We developed a computer model to simulate the expansion of oil palm agriculture in Sumatra, Indonesia, under four different scenarios distinguishable by the dominance of scheme smallholders or industrial estates: business-as-usual, BAU (25 : 75, scheme smallholders:industrial estates); high-yielding industry dominated, ESTATE (10 : 90); low-yielding smallholder dominated, SMALLHOLDER (40 : 60), high-yielding smallholder dominated, HYBRID (40 : 60; but with improved smallholder yields).

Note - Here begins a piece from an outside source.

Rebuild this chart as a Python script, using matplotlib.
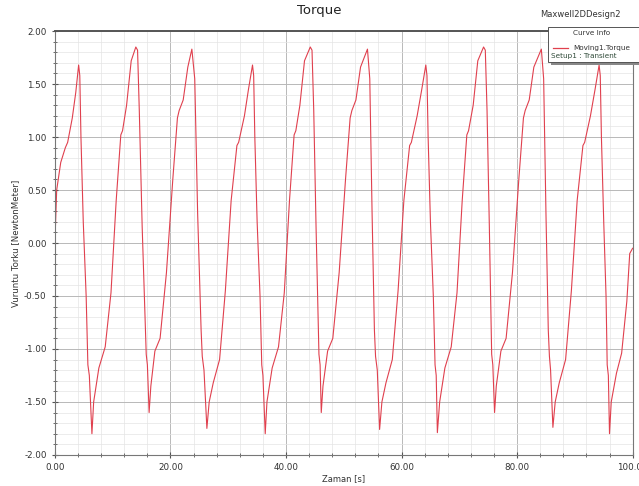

Our results reveal several trade-offs associated with varying the proportion of scheme smallholders and productivity of oil palm plantations. The ESTATE scenario (reflecting land-sparing) resulted in lowest environmental costs in terms of forest conversion, greenhouse gas emissions, biodiversity losses and nitrogen fertilizer usage. Additionally, infrastructural development and tax revenues were highest under the land-sparing approach, though fewer jobs were created. The SMALLHOLDER scenario (indicating land-sharing) resulted in highest environmental costs in terms of forest conversion, carbon dioxide emissions and biodiversity losses but involved more households in oil palm agriculture and thus created more employment opportunities. The HYBRID scenario ranked second best in terms of both minimizing forest loss and job creation. However, the drawbacks of this approach included high nitrogen fertilizer consumption, lower infrastructural development and lower tax revenues.